The multiple young stellar objects of HBC 515: An X-ray and millimeter-wave imaging study in (pre-main sequence) diversity

¹ Núcleo de Astronomía de la Facultad de Ingeniería, Universidad Diego Portales, Santiago, Chile
e-mail: daveprincipe1@gmail.com
² Millennium Nucleus Protoplanetary Disks, Universidad Diego Portales, Chile
³ INAF–Osservatorio Astrofisico di Arcetri, Largo E. Fermi, 5, 50125 Firenze, Italy
e-mail: gsacco@arcetri.inaf.it
⁴ Chester F. Carlson Center for Imaging Science, School of Physics & Astronomy, and Laboratory for Multiwavelength Astrophysics, Rochester Institute of Technology, 54 Lomb Memorial Drive, Rochester, NY 14623, USA
e-mail: jhk@cis.rit.edu
⁵ Harvard-Smithsonian Center for Astrophysics, 60 Garden Street, Cambridge, MA 02138, USA
⁶ INAF–Osservatorio Astronomico di Palermo, Piazza del Parlamento 1, 90134 Palermo, Italy

Received: 17 August 2016
Accepted: 6 October 2016

Abstract

We present Chandra X-ray Observatory and Submillimeter Array (SMA) imaging of HBC 515, a system consisting of multiple young stellar objects (YSOs).
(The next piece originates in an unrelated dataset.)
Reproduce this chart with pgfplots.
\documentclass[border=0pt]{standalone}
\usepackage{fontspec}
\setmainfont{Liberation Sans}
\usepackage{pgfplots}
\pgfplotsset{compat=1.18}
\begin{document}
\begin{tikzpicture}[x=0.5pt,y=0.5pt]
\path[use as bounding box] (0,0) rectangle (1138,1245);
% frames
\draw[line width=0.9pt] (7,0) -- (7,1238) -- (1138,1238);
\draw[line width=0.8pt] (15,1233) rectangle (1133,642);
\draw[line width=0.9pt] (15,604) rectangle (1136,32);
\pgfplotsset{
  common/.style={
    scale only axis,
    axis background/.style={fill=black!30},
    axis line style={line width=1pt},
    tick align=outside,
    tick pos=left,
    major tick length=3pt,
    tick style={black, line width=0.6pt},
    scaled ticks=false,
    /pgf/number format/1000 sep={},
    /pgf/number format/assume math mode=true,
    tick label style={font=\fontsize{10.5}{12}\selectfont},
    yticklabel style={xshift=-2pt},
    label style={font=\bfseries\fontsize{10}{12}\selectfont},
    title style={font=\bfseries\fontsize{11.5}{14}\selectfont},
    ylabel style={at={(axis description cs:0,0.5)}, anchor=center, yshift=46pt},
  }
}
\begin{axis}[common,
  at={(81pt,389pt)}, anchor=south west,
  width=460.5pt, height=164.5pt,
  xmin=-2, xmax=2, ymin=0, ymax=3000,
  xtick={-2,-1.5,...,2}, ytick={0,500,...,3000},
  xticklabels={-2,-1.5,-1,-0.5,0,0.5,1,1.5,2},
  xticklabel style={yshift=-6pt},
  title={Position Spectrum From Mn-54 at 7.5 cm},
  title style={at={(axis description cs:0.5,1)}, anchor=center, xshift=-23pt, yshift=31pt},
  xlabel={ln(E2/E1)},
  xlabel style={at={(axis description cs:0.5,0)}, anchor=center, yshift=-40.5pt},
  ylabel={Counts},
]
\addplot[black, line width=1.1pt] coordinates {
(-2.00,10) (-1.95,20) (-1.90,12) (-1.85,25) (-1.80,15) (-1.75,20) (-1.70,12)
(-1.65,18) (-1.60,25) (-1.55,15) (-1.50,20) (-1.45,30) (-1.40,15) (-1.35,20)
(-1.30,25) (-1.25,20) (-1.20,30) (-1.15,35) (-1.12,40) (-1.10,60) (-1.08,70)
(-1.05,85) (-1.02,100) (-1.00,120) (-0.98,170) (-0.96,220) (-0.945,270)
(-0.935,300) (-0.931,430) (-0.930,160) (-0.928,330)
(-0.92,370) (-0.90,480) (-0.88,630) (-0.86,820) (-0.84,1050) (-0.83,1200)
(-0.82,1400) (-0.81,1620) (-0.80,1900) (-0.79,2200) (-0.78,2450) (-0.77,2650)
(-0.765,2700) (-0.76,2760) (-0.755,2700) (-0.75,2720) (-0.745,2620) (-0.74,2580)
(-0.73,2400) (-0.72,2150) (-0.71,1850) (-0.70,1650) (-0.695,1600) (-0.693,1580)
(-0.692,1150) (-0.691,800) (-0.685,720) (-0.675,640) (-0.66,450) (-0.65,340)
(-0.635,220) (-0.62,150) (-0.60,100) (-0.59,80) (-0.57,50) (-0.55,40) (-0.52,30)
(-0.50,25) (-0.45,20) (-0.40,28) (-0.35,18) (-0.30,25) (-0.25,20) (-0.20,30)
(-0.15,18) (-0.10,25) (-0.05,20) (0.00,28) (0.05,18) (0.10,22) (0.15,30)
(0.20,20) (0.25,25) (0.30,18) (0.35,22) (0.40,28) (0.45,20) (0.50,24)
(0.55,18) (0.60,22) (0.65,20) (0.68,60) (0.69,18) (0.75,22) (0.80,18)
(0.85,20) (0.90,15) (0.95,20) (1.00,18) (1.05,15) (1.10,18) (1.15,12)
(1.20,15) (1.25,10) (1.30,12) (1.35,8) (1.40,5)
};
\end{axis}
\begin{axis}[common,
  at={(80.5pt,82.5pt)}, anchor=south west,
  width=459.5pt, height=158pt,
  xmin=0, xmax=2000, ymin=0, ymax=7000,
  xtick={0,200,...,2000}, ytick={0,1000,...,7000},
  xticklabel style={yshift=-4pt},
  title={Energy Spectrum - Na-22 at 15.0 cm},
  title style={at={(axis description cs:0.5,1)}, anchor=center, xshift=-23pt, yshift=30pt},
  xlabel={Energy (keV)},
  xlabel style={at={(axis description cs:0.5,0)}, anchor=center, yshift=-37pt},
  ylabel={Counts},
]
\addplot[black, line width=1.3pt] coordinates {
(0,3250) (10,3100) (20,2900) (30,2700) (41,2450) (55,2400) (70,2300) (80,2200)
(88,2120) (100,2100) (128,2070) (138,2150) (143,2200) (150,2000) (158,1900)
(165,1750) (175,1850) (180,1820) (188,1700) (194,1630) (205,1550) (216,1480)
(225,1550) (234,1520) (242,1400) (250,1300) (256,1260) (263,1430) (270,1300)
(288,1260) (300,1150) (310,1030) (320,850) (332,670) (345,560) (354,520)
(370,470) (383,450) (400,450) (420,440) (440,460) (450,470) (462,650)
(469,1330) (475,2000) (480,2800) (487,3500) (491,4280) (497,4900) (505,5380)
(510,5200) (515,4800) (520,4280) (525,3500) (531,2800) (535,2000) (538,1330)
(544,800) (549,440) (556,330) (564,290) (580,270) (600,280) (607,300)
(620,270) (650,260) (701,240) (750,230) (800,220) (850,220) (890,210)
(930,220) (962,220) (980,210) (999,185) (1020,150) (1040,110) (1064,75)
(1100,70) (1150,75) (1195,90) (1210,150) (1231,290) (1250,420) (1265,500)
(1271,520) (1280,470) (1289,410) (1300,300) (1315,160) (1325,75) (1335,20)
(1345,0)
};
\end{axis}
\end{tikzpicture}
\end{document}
The five members of HBC 515 represent a remarkably diverse array of YSOs, ranging from the low-mass Class I/II protostar HBC 515B, through Class II and transition disk objects (HBC 515D and C, respectively), to the “diskless”, intermediate-mass, pre-main sequence (pre-MS) binary HBC 515A. Our Chandra/ACIS imaging establishes that all five components are X-ray sources, with HBC 515A – a subarcsecond-separation binary that is partially resolved by Chandra – being the dominant X-ray source. We detect an X-ray flare associated with HBC 515B. In the SMA imaging, HBC 515B is detected as a strong 1.3 mm continuum emission source; a second, weaker mm continuum source is coincident with the position of the transition disk object HBC 515C. These results strongly support the protostellar nature of HBC 515B, and firmly establish HBC 515A as a member of the rare class of relatively massive, X-ray luminous weak-lined T Tauri stars that are binaries and have shed their disks at very early stages of pre-MS evolution. The coexistence of two such disparate objects within a single, presumably coeval multiple YSO system highlights the influence of pre-MS star mass, binarity, and X-ray luminosity in regulating the lifetimes of circumstellar, planet-forming disks, and the timescales of star-disk interactions.